## [WRITTEN TASK]
Locate every line in the records below that contains the word "this", and copy each one.

## [RECORDS TO USE]
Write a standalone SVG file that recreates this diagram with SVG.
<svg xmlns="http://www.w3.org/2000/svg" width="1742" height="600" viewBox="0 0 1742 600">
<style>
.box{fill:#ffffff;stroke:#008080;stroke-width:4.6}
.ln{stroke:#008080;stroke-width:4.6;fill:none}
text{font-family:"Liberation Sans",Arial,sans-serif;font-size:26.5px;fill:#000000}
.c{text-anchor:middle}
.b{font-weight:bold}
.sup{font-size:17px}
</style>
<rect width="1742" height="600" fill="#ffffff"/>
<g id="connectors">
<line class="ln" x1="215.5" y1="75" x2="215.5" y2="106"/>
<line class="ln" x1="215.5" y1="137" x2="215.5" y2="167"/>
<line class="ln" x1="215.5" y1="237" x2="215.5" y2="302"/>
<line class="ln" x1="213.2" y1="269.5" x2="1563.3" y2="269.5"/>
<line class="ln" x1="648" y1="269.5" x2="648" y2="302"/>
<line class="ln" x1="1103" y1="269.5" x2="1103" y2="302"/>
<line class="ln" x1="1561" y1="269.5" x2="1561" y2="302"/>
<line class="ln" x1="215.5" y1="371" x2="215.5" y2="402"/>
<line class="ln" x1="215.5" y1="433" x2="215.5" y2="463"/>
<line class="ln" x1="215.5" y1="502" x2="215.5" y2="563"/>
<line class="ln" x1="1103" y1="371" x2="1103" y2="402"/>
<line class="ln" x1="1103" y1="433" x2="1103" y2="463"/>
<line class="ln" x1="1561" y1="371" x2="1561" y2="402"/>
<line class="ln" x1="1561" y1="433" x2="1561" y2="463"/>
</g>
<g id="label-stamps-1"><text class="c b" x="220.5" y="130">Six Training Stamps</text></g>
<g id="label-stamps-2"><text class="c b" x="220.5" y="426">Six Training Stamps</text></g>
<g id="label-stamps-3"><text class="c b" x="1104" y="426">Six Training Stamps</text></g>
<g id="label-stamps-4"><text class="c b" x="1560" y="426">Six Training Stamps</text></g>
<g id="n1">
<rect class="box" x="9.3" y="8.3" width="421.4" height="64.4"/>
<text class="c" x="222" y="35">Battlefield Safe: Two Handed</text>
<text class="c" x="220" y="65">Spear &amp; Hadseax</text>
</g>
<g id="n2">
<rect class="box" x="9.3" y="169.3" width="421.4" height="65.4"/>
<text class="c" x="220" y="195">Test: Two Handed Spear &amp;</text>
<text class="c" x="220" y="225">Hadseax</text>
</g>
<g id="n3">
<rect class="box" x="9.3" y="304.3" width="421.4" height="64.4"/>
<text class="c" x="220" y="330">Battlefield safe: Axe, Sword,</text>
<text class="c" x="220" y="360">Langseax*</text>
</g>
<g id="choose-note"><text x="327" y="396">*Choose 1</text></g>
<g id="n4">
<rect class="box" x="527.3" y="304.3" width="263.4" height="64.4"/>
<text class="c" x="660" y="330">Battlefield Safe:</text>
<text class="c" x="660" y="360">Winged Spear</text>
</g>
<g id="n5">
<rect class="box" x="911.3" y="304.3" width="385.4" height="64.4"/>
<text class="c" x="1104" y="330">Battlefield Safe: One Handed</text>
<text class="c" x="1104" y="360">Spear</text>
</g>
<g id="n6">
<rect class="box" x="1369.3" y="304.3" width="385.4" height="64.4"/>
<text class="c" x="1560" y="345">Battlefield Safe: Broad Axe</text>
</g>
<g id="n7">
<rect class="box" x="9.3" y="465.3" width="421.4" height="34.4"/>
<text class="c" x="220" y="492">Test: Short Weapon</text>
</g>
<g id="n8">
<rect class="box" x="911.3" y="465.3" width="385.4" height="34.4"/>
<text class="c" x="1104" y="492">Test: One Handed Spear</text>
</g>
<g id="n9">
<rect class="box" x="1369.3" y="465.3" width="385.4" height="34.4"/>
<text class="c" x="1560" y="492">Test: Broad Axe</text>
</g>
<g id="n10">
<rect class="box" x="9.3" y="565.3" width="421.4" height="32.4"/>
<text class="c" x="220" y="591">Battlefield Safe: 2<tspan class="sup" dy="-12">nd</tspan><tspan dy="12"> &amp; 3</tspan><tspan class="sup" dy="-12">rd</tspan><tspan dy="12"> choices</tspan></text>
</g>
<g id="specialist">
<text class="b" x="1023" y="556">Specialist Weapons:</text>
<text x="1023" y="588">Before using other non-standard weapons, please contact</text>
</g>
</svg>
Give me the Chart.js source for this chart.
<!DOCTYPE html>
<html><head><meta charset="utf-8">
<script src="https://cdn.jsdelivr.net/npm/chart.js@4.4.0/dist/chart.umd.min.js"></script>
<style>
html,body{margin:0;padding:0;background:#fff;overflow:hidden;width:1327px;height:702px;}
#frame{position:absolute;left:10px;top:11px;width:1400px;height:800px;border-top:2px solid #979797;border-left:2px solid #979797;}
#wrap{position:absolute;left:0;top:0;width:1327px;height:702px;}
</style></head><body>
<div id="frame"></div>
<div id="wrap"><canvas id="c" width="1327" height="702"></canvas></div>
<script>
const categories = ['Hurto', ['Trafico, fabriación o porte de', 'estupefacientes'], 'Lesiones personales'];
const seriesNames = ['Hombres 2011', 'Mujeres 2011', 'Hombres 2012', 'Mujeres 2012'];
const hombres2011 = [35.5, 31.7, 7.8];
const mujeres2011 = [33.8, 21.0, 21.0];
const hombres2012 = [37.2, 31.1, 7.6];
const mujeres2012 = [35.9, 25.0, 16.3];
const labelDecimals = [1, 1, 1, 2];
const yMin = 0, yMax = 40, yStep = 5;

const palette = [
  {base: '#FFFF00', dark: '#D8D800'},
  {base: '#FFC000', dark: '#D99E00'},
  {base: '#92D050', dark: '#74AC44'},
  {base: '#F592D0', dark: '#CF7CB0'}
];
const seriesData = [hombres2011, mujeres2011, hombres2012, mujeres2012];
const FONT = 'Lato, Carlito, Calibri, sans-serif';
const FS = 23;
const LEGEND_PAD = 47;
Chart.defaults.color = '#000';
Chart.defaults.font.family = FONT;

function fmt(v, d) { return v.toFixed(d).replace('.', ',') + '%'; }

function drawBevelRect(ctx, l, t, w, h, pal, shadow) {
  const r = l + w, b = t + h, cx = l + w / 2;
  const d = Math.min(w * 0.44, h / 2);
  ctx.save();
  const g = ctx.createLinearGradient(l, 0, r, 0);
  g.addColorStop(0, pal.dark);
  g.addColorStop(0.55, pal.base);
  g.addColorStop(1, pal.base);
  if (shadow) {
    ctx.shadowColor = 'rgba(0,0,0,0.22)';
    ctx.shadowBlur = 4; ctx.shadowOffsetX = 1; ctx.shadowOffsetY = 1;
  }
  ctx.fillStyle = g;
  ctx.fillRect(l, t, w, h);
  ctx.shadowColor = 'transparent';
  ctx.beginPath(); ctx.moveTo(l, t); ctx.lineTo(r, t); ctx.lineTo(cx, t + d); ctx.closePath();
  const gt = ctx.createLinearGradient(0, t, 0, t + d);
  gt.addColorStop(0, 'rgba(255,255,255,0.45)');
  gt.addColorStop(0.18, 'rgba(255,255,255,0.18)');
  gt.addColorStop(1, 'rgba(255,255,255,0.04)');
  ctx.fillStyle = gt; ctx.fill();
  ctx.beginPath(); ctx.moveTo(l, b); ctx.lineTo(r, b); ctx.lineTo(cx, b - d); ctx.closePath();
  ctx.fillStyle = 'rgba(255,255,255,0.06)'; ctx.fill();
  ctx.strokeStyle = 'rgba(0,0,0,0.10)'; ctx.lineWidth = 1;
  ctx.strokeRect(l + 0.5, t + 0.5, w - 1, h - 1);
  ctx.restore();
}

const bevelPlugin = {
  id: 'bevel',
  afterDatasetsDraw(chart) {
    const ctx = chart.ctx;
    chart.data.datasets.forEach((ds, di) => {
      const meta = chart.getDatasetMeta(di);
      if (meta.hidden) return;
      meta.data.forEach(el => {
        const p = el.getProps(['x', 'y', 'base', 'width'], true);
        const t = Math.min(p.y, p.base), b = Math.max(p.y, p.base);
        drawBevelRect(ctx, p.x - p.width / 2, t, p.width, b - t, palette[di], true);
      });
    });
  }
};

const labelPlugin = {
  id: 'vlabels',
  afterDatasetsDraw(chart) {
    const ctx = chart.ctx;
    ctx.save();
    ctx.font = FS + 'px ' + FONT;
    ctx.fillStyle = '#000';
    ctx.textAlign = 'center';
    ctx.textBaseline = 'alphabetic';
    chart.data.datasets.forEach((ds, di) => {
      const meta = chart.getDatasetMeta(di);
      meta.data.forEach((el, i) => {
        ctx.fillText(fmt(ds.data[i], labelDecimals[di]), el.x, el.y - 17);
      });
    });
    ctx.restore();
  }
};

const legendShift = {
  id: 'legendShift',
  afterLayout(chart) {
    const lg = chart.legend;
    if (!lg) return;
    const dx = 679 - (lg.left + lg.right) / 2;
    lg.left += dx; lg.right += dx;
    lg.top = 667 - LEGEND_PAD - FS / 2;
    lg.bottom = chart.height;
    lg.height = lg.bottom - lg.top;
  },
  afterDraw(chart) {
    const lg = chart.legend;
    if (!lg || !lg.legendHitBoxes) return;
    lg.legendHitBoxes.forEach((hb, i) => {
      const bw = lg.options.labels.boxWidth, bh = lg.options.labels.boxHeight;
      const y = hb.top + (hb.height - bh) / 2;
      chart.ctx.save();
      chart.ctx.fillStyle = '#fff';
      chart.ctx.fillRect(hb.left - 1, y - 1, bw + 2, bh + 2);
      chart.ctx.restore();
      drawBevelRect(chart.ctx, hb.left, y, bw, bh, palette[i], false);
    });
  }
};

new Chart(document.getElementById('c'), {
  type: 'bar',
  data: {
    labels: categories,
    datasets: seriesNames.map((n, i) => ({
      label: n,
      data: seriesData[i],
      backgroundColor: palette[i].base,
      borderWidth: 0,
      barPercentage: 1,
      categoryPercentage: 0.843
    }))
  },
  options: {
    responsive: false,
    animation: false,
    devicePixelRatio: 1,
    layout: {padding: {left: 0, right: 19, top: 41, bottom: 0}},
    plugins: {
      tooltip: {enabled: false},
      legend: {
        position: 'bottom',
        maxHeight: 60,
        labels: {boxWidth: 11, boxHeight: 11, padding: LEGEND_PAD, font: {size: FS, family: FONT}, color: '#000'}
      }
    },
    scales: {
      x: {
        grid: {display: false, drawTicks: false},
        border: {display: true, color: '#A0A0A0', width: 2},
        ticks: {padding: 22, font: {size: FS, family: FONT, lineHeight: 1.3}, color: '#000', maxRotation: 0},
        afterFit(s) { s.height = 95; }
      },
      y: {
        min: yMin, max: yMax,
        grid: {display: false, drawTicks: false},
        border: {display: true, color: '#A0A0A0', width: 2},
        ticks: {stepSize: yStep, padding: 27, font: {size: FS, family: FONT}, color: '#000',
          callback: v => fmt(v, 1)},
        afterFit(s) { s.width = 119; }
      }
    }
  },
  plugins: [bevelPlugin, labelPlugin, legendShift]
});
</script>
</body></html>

## [SOLVED PROBLEM]
Write a standalone SVG file that recreates this diagram with SVG.
Give me the Chart.js source for this chart.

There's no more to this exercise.